On 24 June, he scored in a 2–3 home loss to Union Omaha. On 12 July, he provided a goal and assist in a 5–5 draw against Greenville Triumph. He assisted a goal for in a 2–1 loss against Chattanooga Red Wolves. On 6 September 2022, he scored the only goal for Tormenta in a 3–1 loss to the Richmond Kickers. He later appeared three times in the playoffs including the final and won his first trophy for the club. In the 2022 season, he made 17 appearances and scored 5 goals.

=== Detroit City FC ===
On 19 January 2023, Billhardt joined USL Championship club Detroit City FC. He made his debut in a 3–1 win against El Paso Locomotive. He provided his only assist of the season in a 1–0 win against Gold Star FC in the U.S. Open Cup. He made a total of 13 appearances with zero goals.

=== Richmond Kickers ===

==== 2024 ====
On 20 February 2024, Billhardt signed for USL League One club Richmond Kickers. On 16 March, he made his debut and including his first goal in a 2–1 loss against expansion club, Spokane Velocity. He then scored in a 3–2 win over Central Valley Fuego. He scored in a 2–2 draw against Forward Madison FC. On 3 May 2024, he scored in a 1–1 draw against One Knoxville SC. He would score in a 2–1 loss against Lexington SC.

==== 2025 ====
On 15 March 2025, he made his first appearance of the 2025 season in a 1–0 loss against Charlotte Independence. On 25 June 2025, he scored his first goal of the season in a 3–4 win over Union Omaha. On 20 September, he provided an assist to Darwin Espinal in a 2–3 loss against Charlotte Independence.

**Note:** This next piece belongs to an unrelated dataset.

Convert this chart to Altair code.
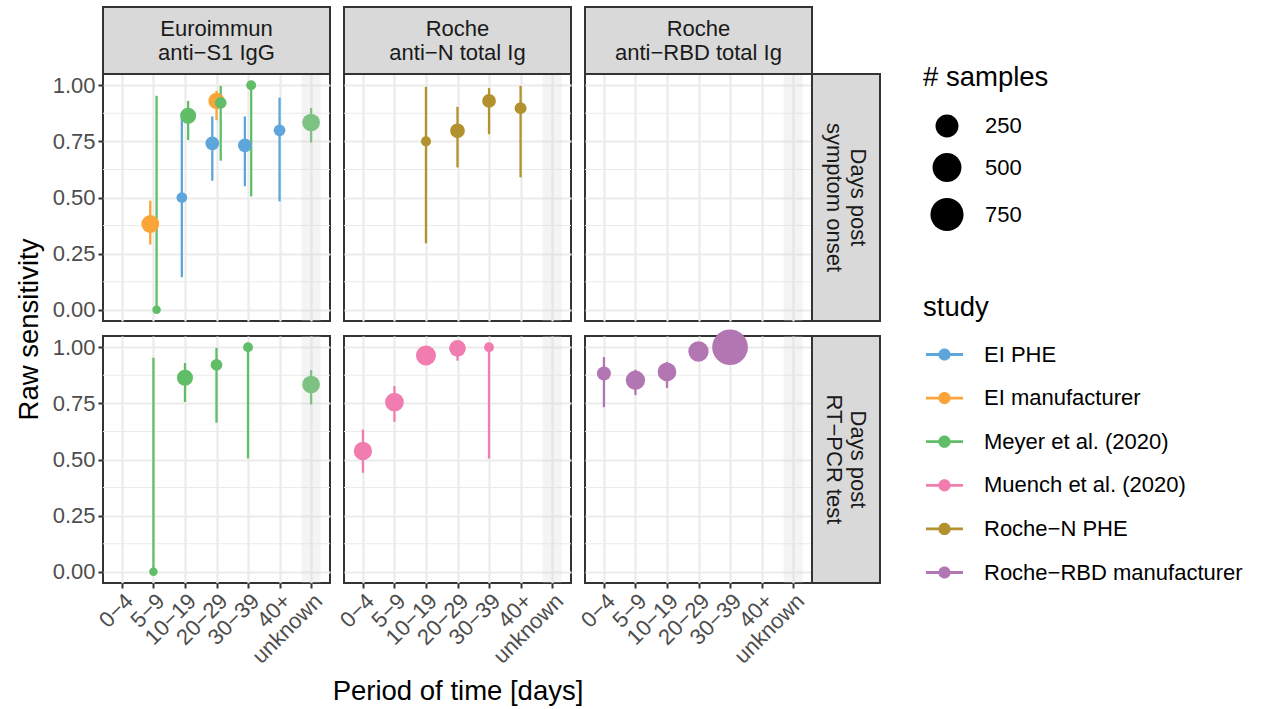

On 4 October, he scored a goal against One Knoxville SC, and the game resulted in a 2–1 victory. On 25 October 2025, he made his final appearance for the Kickers against Forward Madison FC, during the match he scored a goal and assisted two goals for Emiliano Terzaghi and Marcelo Lage, he was subbed out for Hayden Anderson and the match ended 5–1. He departed from the Kickers after scoring 8 goals in 39 appearances across his two seasons with the Kickers.

=== Union Omaha ===
On 15 December 2025, Billhardt joined Union Omaha in USL League One. He made his debut for The Owls in a 1–0 loss against Spokane Velocity. Billhardt scored his first goal for Union Omaha in a 3–1 away win against AV Alta FC.